#### Task details
Give the data again exactly, from its opening line through the line in which "38.5, 14.3, 0]" appears.

#### Dataset extract
____
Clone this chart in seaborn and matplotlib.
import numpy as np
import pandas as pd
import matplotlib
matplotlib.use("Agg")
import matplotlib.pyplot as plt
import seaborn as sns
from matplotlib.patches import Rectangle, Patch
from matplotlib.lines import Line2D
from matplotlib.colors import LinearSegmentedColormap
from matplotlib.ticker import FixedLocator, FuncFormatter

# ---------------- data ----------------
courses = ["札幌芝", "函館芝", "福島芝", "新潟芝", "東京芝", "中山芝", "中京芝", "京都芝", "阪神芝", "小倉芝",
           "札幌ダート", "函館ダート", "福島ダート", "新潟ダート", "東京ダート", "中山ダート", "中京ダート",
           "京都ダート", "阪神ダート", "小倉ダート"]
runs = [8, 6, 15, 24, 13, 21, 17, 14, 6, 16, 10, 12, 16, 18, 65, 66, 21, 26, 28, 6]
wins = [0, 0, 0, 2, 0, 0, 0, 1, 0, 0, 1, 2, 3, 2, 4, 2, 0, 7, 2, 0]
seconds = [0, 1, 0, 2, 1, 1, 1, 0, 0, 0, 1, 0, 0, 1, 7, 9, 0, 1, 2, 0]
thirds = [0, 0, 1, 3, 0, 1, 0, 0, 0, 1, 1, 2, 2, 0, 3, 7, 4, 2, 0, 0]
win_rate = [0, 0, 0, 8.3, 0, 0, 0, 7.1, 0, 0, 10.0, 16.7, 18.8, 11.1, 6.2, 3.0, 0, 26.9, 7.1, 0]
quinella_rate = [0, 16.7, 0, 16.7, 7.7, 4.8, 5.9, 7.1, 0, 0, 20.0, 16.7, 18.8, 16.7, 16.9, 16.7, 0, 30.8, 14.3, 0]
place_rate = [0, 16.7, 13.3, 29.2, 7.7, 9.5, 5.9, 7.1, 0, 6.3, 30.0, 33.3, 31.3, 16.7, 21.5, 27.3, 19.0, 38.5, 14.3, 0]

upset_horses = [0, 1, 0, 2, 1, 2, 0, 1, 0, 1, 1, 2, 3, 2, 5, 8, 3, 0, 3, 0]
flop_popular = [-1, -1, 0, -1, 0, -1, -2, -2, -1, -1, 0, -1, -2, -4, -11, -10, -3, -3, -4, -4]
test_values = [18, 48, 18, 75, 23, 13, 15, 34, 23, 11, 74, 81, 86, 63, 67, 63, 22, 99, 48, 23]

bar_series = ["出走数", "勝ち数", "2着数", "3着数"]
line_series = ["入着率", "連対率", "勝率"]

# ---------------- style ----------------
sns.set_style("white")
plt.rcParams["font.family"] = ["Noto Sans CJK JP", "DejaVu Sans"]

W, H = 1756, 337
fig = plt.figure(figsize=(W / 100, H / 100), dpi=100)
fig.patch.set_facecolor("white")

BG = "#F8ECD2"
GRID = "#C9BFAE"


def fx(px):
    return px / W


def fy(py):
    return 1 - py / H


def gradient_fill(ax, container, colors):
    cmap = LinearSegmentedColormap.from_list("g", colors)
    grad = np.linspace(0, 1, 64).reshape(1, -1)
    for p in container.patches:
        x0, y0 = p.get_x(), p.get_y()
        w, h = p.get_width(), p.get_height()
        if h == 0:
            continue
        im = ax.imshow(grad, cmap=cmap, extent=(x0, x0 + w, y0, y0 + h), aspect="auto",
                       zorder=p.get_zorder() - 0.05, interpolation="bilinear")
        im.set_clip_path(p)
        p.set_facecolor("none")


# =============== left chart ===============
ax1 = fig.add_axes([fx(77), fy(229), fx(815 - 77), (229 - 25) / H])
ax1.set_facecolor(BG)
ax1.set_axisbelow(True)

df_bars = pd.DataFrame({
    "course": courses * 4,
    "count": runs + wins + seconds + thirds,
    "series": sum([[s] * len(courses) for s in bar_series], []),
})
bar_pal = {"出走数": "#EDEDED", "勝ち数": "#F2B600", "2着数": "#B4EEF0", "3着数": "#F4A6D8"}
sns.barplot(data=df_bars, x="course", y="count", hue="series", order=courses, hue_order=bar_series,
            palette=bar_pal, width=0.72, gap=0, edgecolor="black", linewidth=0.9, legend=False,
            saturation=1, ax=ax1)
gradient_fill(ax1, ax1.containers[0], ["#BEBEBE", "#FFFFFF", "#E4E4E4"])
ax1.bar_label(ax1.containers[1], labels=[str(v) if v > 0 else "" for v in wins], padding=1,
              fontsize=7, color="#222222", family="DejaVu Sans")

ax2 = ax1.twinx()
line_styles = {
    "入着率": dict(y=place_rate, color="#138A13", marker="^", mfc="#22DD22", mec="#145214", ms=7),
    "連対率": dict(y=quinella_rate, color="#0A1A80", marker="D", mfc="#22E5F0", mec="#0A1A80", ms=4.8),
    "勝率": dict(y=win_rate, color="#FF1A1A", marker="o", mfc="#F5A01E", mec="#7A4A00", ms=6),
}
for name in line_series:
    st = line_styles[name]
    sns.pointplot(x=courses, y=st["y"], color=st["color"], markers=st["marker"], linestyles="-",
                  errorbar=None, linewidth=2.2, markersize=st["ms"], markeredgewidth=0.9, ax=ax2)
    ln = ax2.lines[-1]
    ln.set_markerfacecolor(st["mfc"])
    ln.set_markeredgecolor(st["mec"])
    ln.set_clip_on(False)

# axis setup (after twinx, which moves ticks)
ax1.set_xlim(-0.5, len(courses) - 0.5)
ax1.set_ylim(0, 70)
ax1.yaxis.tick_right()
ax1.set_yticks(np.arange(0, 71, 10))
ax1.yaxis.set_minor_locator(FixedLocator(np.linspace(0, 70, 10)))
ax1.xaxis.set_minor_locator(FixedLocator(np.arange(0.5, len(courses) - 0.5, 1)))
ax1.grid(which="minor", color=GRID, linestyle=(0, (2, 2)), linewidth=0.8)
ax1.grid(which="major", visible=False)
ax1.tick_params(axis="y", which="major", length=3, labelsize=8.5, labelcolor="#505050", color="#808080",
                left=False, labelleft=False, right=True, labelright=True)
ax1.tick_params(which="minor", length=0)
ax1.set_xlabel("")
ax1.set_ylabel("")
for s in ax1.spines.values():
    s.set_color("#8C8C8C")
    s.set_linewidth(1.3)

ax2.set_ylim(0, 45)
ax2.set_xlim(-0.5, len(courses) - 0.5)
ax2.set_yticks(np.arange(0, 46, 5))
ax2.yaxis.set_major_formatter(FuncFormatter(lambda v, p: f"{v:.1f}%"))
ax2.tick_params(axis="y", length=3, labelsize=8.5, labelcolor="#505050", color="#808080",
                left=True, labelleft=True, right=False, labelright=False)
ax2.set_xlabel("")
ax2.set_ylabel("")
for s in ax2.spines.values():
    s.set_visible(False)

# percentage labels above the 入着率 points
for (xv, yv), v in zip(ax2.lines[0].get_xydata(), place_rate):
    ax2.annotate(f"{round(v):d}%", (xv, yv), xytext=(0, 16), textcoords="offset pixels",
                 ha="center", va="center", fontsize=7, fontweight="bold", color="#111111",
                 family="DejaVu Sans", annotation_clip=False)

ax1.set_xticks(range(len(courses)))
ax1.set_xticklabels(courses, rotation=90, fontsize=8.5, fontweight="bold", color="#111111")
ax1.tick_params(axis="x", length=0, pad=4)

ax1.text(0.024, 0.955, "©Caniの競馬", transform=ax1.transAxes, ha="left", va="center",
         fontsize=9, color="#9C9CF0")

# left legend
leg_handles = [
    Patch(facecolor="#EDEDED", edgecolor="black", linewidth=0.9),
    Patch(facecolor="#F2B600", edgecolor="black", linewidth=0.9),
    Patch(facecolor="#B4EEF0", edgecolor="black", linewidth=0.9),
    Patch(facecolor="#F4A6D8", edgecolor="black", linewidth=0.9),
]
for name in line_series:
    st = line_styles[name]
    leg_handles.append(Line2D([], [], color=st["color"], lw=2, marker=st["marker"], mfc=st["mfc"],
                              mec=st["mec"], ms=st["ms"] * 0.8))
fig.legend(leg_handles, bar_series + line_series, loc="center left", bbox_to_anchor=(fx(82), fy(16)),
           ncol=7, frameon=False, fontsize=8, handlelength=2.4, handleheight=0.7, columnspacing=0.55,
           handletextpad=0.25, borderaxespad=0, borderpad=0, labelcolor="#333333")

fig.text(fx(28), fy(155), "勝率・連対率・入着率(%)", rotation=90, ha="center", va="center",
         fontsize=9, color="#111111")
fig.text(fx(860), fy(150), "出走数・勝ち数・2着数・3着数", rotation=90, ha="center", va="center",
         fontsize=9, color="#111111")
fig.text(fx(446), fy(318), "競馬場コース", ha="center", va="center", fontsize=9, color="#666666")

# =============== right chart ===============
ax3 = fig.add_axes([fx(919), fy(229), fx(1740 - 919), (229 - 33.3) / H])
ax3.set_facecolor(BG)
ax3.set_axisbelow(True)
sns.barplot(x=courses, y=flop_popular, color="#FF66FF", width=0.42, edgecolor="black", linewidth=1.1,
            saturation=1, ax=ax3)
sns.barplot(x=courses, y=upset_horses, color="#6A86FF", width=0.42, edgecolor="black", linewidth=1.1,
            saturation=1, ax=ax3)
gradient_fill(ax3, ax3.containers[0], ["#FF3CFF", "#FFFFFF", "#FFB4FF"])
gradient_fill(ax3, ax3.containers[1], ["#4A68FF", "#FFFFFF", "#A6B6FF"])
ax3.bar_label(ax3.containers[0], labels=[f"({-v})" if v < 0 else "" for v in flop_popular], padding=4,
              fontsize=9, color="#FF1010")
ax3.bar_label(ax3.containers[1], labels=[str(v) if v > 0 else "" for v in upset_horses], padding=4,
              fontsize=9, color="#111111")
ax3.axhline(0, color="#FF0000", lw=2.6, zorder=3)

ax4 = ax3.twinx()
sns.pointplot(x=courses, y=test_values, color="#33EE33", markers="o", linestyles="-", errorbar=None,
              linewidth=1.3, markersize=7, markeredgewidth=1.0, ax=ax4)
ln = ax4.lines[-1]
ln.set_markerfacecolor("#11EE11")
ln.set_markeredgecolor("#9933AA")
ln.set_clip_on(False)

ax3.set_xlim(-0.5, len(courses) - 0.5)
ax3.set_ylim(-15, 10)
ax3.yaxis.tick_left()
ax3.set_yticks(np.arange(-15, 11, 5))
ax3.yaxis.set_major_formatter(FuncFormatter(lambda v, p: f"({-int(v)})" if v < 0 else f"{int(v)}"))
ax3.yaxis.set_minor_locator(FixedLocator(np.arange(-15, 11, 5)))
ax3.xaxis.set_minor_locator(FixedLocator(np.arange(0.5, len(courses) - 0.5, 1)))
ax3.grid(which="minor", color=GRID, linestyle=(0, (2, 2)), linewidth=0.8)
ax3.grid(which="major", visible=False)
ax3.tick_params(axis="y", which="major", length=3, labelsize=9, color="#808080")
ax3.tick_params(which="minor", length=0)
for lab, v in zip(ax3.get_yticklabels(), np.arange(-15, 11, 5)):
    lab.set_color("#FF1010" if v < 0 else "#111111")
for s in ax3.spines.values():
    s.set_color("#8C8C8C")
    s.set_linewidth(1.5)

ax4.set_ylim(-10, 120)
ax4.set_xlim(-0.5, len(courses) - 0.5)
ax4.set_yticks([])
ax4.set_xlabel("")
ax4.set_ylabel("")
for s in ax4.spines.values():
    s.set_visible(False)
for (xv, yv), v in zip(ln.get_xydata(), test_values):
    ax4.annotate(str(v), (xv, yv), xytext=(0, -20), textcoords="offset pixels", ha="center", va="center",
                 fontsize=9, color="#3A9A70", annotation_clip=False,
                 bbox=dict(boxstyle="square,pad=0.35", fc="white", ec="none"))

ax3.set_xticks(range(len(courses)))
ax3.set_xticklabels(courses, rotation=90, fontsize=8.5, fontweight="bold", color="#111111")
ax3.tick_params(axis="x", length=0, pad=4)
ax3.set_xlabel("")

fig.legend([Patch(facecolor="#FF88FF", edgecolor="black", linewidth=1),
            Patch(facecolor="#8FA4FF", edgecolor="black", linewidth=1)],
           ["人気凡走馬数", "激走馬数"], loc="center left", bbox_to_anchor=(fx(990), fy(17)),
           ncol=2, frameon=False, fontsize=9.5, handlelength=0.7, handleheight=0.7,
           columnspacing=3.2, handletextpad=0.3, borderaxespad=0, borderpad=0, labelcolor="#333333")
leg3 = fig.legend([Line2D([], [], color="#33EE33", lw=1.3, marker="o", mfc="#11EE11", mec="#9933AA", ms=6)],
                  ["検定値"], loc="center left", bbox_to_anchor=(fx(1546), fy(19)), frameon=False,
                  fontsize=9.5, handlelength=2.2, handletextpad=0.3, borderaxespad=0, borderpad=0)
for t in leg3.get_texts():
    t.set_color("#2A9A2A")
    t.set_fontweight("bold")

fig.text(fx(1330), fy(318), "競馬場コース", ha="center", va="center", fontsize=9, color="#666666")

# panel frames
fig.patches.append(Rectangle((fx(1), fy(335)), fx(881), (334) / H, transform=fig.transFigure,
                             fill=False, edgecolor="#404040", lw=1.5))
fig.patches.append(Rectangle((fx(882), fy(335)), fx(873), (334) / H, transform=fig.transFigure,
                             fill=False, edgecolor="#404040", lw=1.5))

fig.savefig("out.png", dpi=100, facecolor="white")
____
#### Solution to this exercise
Clone this chart in seaborn and matplotlib.
import numpy as np
import pandas as pd
import matplotlib
matplotlib.use("Agg")
import matplotlib.pyplot as plt
import seaborn as sns
from matplotlib.patches import Rectangle, Patch
from matplotlib.lines import Line2D
from matplotlib.colors import LinearSegmentedColormap
from matplotlib.ticker import FixedLocator, FuncFormatter

# ---------------- data ----------------
courses = ["札幌芝", "函館芝", "福島芝", "新潟芝", "東京芝", "中山芝", "中京芝", "京都芝", "阪神芝", "小倉芝",
           "札幌ダート", "函館ダート", "福島ダート", "新潟ダート", "東京ダート", "中山ダート", "中京ダート",
           "京都ダート", "阪神ダート", "小倉ダート"]
runs = [8, 6, 15, 24, 13, 21, 17, 14, 6, 16, 10, 12, 16, 18, 65, 66, 21, 26, 28, 6]
wins = [0, 0, 0, 2, 0, 0, 0, 1, 0, 0, 1, 2, 3, 2, 4, 2, 0, 7, 2, 0]
seconds = [0, 1, 0, 2, 1, 1, 1, 0, 0, 0, 1, 0, 0, 1, 7, 9, 0, 1, 2, 0]
thirds = [0, 0, 1, 3, 0, 1, 0, 0, 0, 1, 1, 2, 2, 0, 3, 7, 4, 2, 0, 0]
win_rate = [0, 0, 0, 8.3, 0, 0, 0, 7.1, 0, 0, 10.0, 16.7, 18.8, 11.1, 6.2, 3.0, 0, 26.9, 7.1, 0]
quinella_rate = [0, 16.7, 0, 16.7, 7.7, 4.8, 5.9, 7.1, 0, 0, 20.0, 16.7, 18.8, 16.7, 16.9, 16.7, 0, 30.8, 14.3, 0]
place_rate = [0, 16.7, 13.3, 29.2, 7.7, 9.5, 5.9, 7.1, 0, 6.3, 30.0, 33.3, 31.3, 16.7, 21.5, 27.3, 19.0, 38.5, 14.3, 0]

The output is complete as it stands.